#### [RECORDED INFORMATION]
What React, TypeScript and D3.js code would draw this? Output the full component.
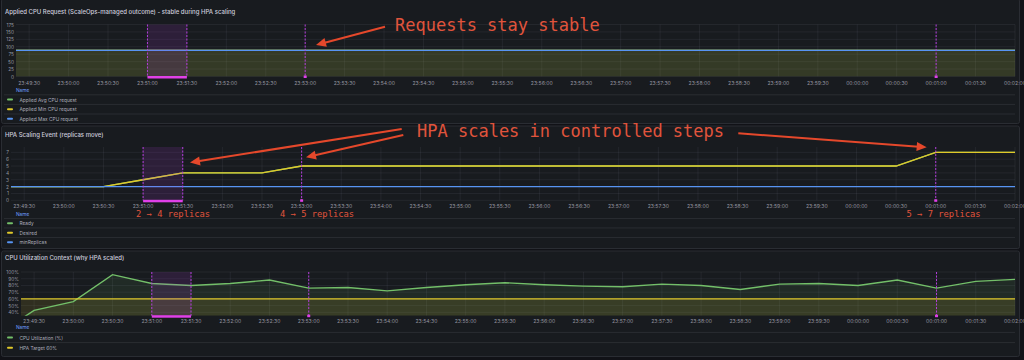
import React from "react";
import * as d3 from "d3";

// time range shown by the dashboard
const RANGE_START = "23:49:20";
const RANGE_END = "00:02:00";

const times = [
  "23:49:20", "23:49:30", "23:50:00", "23:50:30", "23:51:00", "23:51:30", "23:52:00",
  "23:52:30", "23:53:00", "23:53:30", "23:54:00", "23:54:30", "23:55:00", "23:55:30",
  "23:56:00", "23:56:30", "23:57:00", "23:57:30", "23:58:00", "23:58:30", "23:59:00",
  "23:59:30", "00:00:00", "00:00:30", "00:01:00", "00:01:30", "00:02:00",
];

// panel 1 - applied cpu request (m)
const appliedAvg = times.map(() => 88);
const appliedMin = times.map(() => 88);
const appliedMax = times.map(() => 88);

// panel 2 - replicas
const ready = [2, 2, 2, 2, 3, 4, 4, 4, 5, 5, 5, 5, 5, 5, 5, 5, 5, 5, 5, 5, 5, 5, 5, 5, 7, 7, 7];
const desired = [2, 2, 2, 2, 3, 4, 4, 4, 5, 5, 5, 5, 5, 5, 5, 5, 5, 5, 5, 5, 5, 5, 5, 5, 7, 7, 7];
const minReplicas = times.map(() => 2);

// panel 3 - cpu utilisation %
const cpuUtil = [30, 43, 56, 96, 83, 80, 83, 88, 76, 77, 72, 77, 81, 84, 81, 79, 78, 82, 80, 74, 82, 83, 80, 88, 76, 86, 89];
const hpaTarget = times.map(() => 60);

const yTicksRequest = [0, 25, 50, 75, 100, 125, 150, 175];
const yTicksReplicas = [0, 1, 2, 3, 4, 5, 6, 7];
const yTicksCpu = [40, 50, 60, 70, 80, 90, 100];

// annotations
const regionAnnotation = ["23:51:00", "23:51:30"];
const pointAnnotations = ["23:53:00", "00:01:00"];

const GREEN = "#73bf69";
const YELLOW = "#e0c92a";
const BLUE = "#5794f2";
const RED = "#e5482b";
const FONT = "Inter, 'Noto Sans', sans-serif";
const RIGHT = 1015;

function toDate(s: string) {
  const [h, m, sec] = s.split(":").map(Number);
  return new Date(2024, 0, h < 12 ? 2 : 1, h, m, sec || 0);
}

type Series = { name: string; color: string; values: number[]; fill?: number };

type PanelProps = {
  id: string;
  boxTop: number;
  boxBottom: number;
  title: string;
  titleY: number;
  plotTop: number;
  plotBottom: number;
  plotLeft: number;
  yDomain: [number, number];
  yTicks: number[];
  yFmt: (v: number) => string;
  series: Series[];
  tickY: number;
  nameY: number;
  rowGap: number;
};

function Panel(p: PanelProps) {
  const x = d3.scaleTime().domain([toDate(RANGE_START), toDate(RANGE_END)]).range([p.plotLeft, RIGHT]);
  const y = d3.scaleLinear().domain(p.yDomain).range([p.plotBottom, p.plotTop]);
  const xTicks = x.ticks(d3.timeSecond.every(30) as any);
  const fmt = d3.timeFormat("%H:%M:%S");
  const pts = (vals: number[]) => times.map((t, i) => [toDate(t), vals[i]] as [Date, number]);
  const line = d3.line<[Date, number]>().x((d) => x(d[0])).y((d) => y(d[1]));
  const area = d3.area<[Date, number]>().x((d) => x(d[0])).y0(p.plotBottom).y1((d) => y(d[1]));
  const clip = `clip-${p.id}`;
  const rx0 = x(toDate(regionAnnotation[0]));
  const rx1 = x(toDate(regionAnnotation[1]));
  const legendRows = p.series.map((s, i) => p.nameY + (i + 1) * p.rowGap);

  return (
    <g>
      <rect x={1.5} y={p.boxTop} width={1018} height={p.boxBottom - p.boxTop} fill="#181b1f" stroke="#2a2d33" rx={2} />
      <text x={5} y={p.titleY} fontSize={6} fill="#ccccdc" fontWeight={500} dominantBaseline="central" fontFamily={FONT}>
        {p.title}
      </text>
      <defs>
        <clipPath id={clip}>
          <rect x={p.plotLeft} y={p.plotTop} width={RIGHT - p.plotLeft} height={p.plotBottom - p.plotTop} />
        </clipPath>
      </defs>
      {/* grid */}
      {p.yTicks.map((v) => (
        <g key={"y" + v}>
          <line x1={p.plotLeft} x2={RIGHT} y1={y(v)} y2={y(v)} stroke="#ccccdc" strokeOpacity={0.07} />
          <text x={p.plotLeft - 2} y={y(v)} fontSize={4.8} fill="#ccccdc" fillOpacity={0.7} textAnchor="end" dominantBaseline="central" fontFamily={FONT}>
            {p.yFmt(v)}
          </text>
        </g>
      ))}
      {xTicks.map((t, i) => (
        <g key={"x" + i}>
          <line x1={x(t)} x2={x(t)} y1={p.plotTop} y2={p.plotBottom} stroke="#ccccdc" strokeOpacity={0.07} />
          <text x={x(t)} y={p.tickY} fontSize={5.1} fill="#ccccdc" fillOpacity={0.7} textAnchor="middle" dominantBaseline="central" fontFamily={FONT}>
            {fmt(t)}
          </text>
        </g>
      ))}
      {/* series */}
      <g clipPath={`url(#${clip})`}>
        {p.series.map((s) =>
          s.fill ? <path key={"a" + s.name} d={area(pts(s.values)) || ""} fill={s.color} fillOpacity={s.fill} /> : null
        )}
        {p.series.map((s) => (
          <path key={"l" + s.name} d={line(pts(s.values)) || ""} fill="none" stroke={s.color} strokeWidth={1.4} />
        ))}
      </g>
      {/* annotations */}
      <rect x={rx0} y={p.plotTop} width={rx1 - rx0} height={p.plotBottom - p.plotTop} fill="#b43cdc" fillOpacity={0.14} />
      {[rx0, rx1].map((xx, i) => (
        <line key={"r" + i} x1={xx} x2={xx} y1={p.plotTop} y2={p.plotBottom} stroke="#b43cdc" strokeDasharray="2,1.5" strokeWidth={1} />
      ))}
      <rect x={rx0} y={p.plotBottom - 0.5} width={rx1 - rx0} height={2.5} fill="#e040e8" />
      {pointAnnotations.map((a) => {
        const xx = x(toDate(a));
        return (
          <g key={a}>
            <line x1={xx} x2={xx} y1={p.plotTop} y2={p.plotBottom} stroke="#b43cdc" strokeDasharray="2,1.5" strokeWidth={1} />
            <rect x={xx - 1.5} y={p.plotBottom - 1} width={3} height={2.5} fill="#e040e8" />
          </g>
        );
      })}
      {/* legend */}
      <text x={16} y={p.nameY} fontSize={4.8} fill="#6e9fff" dominantBaseline="central" fontFamily={FONT}>
        Name
      </text>
      {p.series.map((s, i) => (
        <g key={"lg" + s.name}>
          <line x1={4} x2={RIGHT} y1={legendRows[i] - p.rowGap / 2} y2={legendRows[i] - p.rowGap / 2} stroke="#ccccdc" strokeOpacity={0.1} />
          <rect x={7} y={legendRows[i] - 1} width={6} height={2} rx={1} fill={s.color} />
          <text x={19.5} y={legendRows[i]} fontSize={4.8} fill="#ccccdc" fillOpacity={0.85} dominantBaseline="central" fontFamily={FONT}>
            {s.name}
          </text>
        </g>
      ))}
    </g>
  );
}

const callouts = [
  { text: "Requests stay stable", x: 395, y: 30.5, size: 17 },
  { text: "HPA scales in controlled steps", x: 417, y: 137, size: 17 },
  { text: "2 → 4 replicas", x: 136, y: 217, size: 8.8 },
  { text: "4 → 5 replicas", x: 280, y: 217, size: 8.8 },
  { text: "5 → 7 replicas", x: 906.5, y: 217, size: 8.8 },
];

const arrows = [
  { from: [385, 26.7], to: [316, 45] },
  { from: [401.7, 129], to: [190, 162.5] },
  { from: [403.3, 135], to: [306, 157.3] },
  { from: [738.3, 133.3], to: [926.7, 147.3] },
];

function Arrow({ from, to }: { from: number[]; to: number[] }) {
  const dx = to[0] - from[0];
  const dy = to[1] - from[1];
  const len = Math.hypot(dx, dy);
  const ux = dx / len, uy = dy / len;
  const hl = 10, hw = 4.5;
  const bx = to[0] - ux * hl, by = to[1] - uy * hl;
  const pts = [
    [to[0], to[1]],
    [bx - uy * hw, by + ux * hw],
    [bx + uy * hw, by - ux * hw],
  ];
  return (
    <g>
      <line x1={from[0]} y1={from[1]} x2={bx + ux * 2} y2={by + uy * 2} stroke={RED} strokeWidth={2} />
      <polygon points={pts.map((q) => q.join(",")).join(" ")} fill={RED} />
    </g>
  );
}

export default function App() {
  return (
    <div style={{ position: "fixed", left: 0, top: 0, width: 1024, height: 360, background: "#111217" }}>
      <svg width={1024} height={360} style={{ display: "block" }}>
        <rect width={1024} height={360} fill="#111217" />
        <Panel
          id="req"
          boxTop={-1}
          boxBottom={123.5}
          title="Applied CPU Request (ScaleOps-managed outcome) - stable during HPA scaling"
          titleY={11}
          plotTop={24.5}
          plotBottom={76.5}
          plotLeft={16}
          yDomain={[0, 175]}
          yTicks={yTicksRequest}
          yFmt={(v) => String(v)}
          series={[
            { name: "Applied Avg CPU request", color: GREEN, values: appliedAvg, fill: 0.1 },
            { name: "Applied Min CPU request", color: YELLOW, values: appliedMin, fill: 0.1 },
            { name: "Applied Max CPU request", color: BLUE, values: appliedMax },
          ]}
          tickY={83}
          nameY={90}
          rowGap={9.6}
        />
        <Panel
          id="hpa"
          boxTop={126}
          boxBottom={248.5}
          title="HPA Scaling Event (replicas move)"
          titleY={134.7}
          plotTop={147}
          plotBottom={200.3}
          plotLeft={11}
          yDomain={[0, 7.78]}
          yTicks={yTicksReplicas}
          yFmt={(v) => String(v)}
          series={[
            { name: "Ready", color: GREEN, values: ready },
            { name: "Desired", color: YELLOW, values: desired },
            { name: "minReplicas", color: BLUE, values: minReplicas },
          ]}
          tickY={206}
          nameY={213.7}
          rowGap={9.5}
        />
        <Panel
          id="cpu"
          boxTop={251}
          boxBottom={356.5}
          title="CPU Utilization Context (why HPA scaled)"
          titleY={257.3}
          plotTop={272}
          plotBottom={315.7}
          plotLeft={21}
          yDomain={[35, 100]}
          yTicks={yTicksCpu}
          yFmt={(v) => v + "%"}
          series={[
            { name: "CPU Utilization (%)", color: GREEN, values: cpuUtil, fill: 0.1 },
            { name: "HPA Target 60%", color: YELLOW, values: hpaTarget, fill: 0.12 },
          ]}
          tickY={320.7}
          nameY={327.3}
          rowGap={10.2}
        />
        {arrows.map((a, i) => (
          <Arrow key={i} from={a.from} to={a.to} />
        ))}
        {callouts.map((c) => (
          <text key={c.text} x={c.x} y={c.y} fontSize={c.size} fill="#e0543c" fontFamily="'DejaVu Sans Mono', monospace">
            {c.text}
          </text>
        ))}
      </svg>
    </div>
  );
}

#### [GIVEN PROBLEM]
Quote, please, every line of the material above from its start through the line that has "string; color: string;", reproducing the words exactly and dropping any images.

#### [EXERCISE RESULT]
What React, TypeScript and D3.js code would draw this? Output the full component.
import React from "react";
import * as d3 from "d3";

// time range shown by the dashboard
const RANGE_START = "23:49:20";
const RANGE_END = "00:02:00";

const times = [
  "23:49:20", "23:49:30", "23:50:00", "23:50:30", "23:51:00", "23:51:30", "23:52:00",
  "23:52:30", "23:53:00", "23:53:30", "23:54:00", "23:54:30", "23:55:00", "23:55:30",
  "23:56:00", "23:56:30", "23:57:00", "23:57:30", "23:58:00", "23:58:30", "23:59:00",
  "23:59:30", "00:00:00", "00:00:30", "00:01:00", "00:01:30", "00:02:00",
];

// panel 1 - applied cpu request (m)
const appliedAvg = times.map(() => 88);
const appliedMin = times.map(() => 88);
const appliedMax = times.map(() => 88);

// panel 2 - replicas
const ready = [2, 2, 2, 2, 3, 4, 4, 4, 5, 5, 5, 5, 5, 5, 5, 5, 5, 5, 5, 5, 5, 5, 5, 5, 7, 7, 7];
const desired = [2, 2, 2, 2, 3, 4, 4, 4, 5, 5, 5, 5, 5, 5, 5, 5, 5, 5, 5, 5, 5, 5, 5, 5, 7, 7, 7];
const minReplicas = times.map(() => 2);

// panel 3 - cpu utilisation %
const cpuUtil = [30, 43, 56, 96, 83, 80, 83, 88, 76, 77, 72, 77, 81, 84, 81, 79, 78, 82, 80, 74, 82, 83, 80, 88, 76, 86, 89];
const hpaTarget = times.map(() => 60);

const yTicksRequest = [0, 25, 50, 75, 100, 125, 150, 175];
const yTicksReplicas = [0, 1, 2, 3, 4, 5, 6, 7];
const yTicksCpu = [40, 50, 60, 70, 80, 90, 100];

// annotations
const regionAnnotation = ["23:51:00", "23:51:30"];
const pointAnnotations = ["23:53:00", "00:01:00"];

const GREEN = "#73bf69";
const YELLOW = "#e0c92a";
const BLUE = "#5794f2";
const RED = "#e5482b";
const FONT = "Inter, 'Noto Sans', sans-serif";
const RIGHT = 1015;

function toDate(s: string) {
  const [h, m, sec] = s.split(":").map(Number);
  return new Date(2024, 0, h < 12 ? 2 : 1, h, m, sec || 0);
}

type Series = { name: string; color: string; values: number[]; fill?: number };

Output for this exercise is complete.